Task details: Reproduce the first line and every line after it, exactly, through the one containing "const weeks = d3.utcMonday.range(new". Leave out the rest.

Dataset excerpt:
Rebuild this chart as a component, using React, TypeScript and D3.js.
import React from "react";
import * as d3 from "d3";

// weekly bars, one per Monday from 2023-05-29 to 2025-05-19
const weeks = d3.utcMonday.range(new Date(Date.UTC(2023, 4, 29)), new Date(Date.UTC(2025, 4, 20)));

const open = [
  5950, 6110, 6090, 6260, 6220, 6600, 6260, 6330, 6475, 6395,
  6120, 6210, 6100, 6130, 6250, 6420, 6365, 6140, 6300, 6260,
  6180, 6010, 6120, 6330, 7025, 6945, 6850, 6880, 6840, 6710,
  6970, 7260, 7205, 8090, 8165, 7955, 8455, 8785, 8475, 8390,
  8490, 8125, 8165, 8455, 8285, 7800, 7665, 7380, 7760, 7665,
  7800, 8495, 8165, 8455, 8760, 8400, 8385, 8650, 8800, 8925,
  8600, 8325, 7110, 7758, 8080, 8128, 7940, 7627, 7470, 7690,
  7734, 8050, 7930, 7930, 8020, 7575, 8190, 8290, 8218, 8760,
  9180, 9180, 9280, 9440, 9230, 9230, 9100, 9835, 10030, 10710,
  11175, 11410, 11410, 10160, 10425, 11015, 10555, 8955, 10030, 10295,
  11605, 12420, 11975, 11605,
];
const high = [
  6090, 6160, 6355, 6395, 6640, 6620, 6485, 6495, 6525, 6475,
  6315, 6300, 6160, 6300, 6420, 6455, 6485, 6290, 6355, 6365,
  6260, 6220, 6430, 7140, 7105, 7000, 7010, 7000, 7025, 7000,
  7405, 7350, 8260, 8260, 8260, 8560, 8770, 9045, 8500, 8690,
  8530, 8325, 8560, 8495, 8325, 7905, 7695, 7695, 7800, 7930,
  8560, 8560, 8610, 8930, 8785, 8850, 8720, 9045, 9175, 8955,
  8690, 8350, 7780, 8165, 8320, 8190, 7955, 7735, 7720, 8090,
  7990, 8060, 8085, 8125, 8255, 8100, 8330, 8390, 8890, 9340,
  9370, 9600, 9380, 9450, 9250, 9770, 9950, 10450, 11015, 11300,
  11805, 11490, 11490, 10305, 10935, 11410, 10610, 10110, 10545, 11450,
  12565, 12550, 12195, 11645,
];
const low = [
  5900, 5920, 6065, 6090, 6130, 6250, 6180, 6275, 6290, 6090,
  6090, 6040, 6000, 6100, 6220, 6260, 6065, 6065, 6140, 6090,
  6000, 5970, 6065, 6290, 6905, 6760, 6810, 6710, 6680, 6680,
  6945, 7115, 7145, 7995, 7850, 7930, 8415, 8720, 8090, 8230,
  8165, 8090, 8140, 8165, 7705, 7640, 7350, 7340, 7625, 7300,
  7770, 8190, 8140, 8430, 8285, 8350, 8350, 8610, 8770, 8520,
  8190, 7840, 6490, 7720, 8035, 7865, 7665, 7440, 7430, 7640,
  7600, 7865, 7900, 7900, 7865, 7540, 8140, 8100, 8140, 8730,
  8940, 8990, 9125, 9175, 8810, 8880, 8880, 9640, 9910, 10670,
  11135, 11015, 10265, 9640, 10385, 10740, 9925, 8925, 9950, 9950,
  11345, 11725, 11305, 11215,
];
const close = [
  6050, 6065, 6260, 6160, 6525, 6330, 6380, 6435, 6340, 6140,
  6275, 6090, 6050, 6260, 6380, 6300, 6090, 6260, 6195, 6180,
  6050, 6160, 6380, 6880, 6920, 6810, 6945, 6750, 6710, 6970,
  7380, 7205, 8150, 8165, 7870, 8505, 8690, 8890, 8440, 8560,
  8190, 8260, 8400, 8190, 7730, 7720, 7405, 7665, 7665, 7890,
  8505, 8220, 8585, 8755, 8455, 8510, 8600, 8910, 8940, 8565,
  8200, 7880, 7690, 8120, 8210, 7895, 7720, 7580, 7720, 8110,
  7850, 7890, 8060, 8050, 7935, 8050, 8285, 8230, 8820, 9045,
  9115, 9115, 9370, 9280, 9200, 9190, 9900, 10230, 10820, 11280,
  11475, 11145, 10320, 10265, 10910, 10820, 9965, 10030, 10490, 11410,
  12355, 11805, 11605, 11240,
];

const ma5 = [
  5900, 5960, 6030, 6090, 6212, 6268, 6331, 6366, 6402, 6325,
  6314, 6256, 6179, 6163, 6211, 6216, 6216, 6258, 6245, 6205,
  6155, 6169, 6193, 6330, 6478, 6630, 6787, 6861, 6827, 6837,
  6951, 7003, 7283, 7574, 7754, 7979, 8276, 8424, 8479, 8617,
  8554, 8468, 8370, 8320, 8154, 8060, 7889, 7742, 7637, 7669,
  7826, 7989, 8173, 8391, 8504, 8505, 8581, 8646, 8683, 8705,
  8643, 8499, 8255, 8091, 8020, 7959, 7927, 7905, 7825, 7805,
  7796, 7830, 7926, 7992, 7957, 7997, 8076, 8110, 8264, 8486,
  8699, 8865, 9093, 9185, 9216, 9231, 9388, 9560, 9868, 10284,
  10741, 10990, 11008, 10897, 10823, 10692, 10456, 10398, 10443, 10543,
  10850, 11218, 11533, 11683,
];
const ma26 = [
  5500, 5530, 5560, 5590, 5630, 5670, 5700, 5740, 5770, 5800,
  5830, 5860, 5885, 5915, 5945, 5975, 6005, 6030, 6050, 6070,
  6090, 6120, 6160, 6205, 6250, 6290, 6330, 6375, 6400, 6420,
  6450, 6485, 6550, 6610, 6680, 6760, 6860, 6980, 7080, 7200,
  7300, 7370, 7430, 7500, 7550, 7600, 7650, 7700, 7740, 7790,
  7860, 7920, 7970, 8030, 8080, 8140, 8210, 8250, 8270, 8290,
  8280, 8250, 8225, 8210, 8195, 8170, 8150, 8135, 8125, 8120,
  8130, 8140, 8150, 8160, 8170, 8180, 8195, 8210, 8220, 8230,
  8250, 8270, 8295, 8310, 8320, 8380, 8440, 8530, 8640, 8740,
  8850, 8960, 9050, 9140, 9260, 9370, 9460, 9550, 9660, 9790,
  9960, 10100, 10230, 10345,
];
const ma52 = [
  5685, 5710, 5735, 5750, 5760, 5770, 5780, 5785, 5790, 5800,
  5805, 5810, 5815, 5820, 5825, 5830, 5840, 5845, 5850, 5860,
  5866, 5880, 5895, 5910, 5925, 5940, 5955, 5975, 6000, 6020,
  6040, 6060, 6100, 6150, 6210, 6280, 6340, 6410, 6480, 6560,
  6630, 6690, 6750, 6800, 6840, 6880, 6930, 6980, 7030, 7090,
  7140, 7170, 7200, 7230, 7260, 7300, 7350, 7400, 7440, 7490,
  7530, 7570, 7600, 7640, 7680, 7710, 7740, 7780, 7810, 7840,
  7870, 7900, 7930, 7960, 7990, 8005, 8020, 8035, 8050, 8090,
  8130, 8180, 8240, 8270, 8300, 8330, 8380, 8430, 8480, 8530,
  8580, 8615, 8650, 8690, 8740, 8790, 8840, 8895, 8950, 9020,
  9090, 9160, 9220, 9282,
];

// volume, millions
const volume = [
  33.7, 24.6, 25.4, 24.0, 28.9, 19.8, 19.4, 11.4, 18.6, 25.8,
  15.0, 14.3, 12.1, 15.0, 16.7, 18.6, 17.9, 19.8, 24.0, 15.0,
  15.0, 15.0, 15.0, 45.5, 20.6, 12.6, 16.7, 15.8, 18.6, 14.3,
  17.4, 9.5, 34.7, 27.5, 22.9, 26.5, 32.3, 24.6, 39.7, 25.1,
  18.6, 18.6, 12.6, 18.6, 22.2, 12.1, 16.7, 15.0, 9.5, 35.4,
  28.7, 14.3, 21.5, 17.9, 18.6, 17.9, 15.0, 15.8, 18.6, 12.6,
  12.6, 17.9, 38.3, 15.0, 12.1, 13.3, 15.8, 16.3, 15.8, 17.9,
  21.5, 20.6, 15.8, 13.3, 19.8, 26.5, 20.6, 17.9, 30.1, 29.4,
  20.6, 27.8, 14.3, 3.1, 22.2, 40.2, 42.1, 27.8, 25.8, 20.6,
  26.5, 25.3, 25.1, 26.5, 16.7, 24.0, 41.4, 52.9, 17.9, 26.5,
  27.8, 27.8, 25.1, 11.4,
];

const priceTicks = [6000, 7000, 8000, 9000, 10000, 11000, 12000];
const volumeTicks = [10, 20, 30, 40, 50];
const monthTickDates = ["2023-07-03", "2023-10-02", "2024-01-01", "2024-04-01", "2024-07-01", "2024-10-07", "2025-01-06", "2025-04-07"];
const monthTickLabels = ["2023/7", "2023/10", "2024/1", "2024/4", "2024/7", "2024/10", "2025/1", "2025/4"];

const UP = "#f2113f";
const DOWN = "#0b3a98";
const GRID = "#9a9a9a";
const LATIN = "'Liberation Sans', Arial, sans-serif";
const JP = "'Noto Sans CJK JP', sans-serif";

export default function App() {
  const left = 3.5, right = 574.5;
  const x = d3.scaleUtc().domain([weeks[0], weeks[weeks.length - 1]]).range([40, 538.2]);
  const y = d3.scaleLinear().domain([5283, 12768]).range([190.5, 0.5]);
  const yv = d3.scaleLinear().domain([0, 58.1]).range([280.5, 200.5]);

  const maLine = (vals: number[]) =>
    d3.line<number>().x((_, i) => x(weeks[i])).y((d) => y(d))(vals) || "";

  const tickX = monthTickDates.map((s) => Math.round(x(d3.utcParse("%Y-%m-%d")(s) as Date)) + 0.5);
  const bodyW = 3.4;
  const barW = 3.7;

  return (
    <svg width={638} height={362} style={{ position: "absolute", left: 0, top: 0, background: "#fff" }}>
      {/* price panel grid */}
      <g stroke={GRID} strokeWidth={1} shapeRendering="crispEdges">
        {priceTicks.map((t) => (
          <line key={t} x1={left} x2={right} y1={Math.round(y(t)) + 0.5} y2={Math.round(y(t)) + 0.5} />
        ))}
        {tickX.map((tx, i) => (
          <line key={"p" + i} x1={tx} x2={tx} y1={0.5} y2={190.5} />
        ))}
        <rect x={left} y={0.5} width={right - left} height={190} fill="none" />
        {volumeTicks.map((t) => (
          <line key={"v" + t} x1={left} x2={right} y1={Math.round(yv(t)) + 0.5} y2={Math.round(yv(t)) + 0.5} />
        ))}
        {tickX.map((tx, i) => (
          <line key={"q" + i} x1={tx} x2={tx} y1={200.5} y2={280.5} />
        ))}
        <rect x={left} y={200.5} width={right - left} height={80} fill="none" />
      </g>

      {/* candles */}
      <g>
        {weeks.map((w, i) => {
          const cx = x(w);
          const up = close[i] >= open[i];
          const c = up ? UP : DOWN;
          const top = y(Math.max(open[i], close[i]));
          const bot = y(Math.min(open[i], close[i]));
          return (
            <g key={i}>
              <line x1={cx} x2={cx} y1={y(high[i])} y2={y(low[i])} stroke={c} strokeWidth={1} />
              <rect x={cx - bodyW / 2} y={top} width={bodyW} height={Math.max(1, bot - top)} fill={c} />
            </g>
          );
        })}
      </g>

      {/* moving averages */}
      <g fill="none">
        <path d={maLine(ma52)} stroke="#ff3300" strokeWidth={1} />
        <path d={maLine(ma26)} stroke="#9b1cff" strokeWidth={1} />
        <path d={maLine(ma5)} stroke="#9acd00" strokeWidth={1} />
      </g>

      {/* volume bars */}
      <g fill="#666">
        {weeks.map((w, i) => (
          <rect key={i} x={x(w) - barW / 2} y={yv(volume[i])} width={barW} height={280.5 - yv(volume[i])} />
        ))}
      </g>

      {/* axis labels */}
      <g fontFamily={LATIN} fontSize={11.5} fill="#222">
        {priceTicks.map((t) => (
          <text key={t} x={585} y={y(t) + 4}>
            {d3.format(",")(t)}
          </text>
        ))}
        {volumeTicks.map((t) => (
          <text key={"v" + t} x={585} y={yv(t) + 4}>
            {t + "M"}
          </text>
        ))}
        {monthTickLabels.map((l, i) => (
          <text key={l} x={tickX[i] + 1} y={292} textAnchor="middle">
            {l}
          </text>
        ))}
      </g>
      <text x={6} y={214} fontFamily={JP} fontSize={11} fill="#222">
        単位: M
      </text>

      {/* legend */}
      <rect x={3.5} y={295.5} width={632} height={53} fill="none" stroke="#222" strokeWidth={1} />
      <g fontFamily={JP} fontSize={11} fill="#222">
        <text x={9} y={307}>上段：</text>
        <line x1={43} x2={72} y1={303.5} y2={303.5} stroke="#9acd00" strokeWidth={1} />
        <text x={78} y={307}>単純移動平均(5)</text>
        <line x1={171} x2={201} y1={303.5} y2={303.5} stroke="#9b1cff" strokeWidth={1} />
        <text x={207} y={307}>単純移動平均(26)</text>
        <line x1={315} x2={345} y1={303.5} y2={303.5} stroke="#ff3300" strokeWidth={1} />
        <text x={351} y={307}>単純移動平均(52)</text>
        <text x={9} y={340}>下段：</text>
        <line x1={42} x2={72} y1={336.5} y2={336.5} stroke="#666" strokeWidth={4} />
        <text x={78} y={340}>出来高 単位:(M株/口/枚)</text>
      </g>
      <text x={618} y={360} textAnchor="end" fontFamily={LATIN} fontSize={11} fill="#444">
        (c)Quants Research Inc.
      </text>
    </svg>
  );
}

Expected answer:
Rebuild this chart as a component, using React, TypeScript and D3.js.
import React from "react";
import * as d3 from "d3";

// weekly bars, one per Monday from 2023-05-29 to 2025-05-19
const weeks = d3.utcMonday.range(new Date(Date.UTC(2023, 4, 29)), new Date(Date.UTC(2025, 4, 20)));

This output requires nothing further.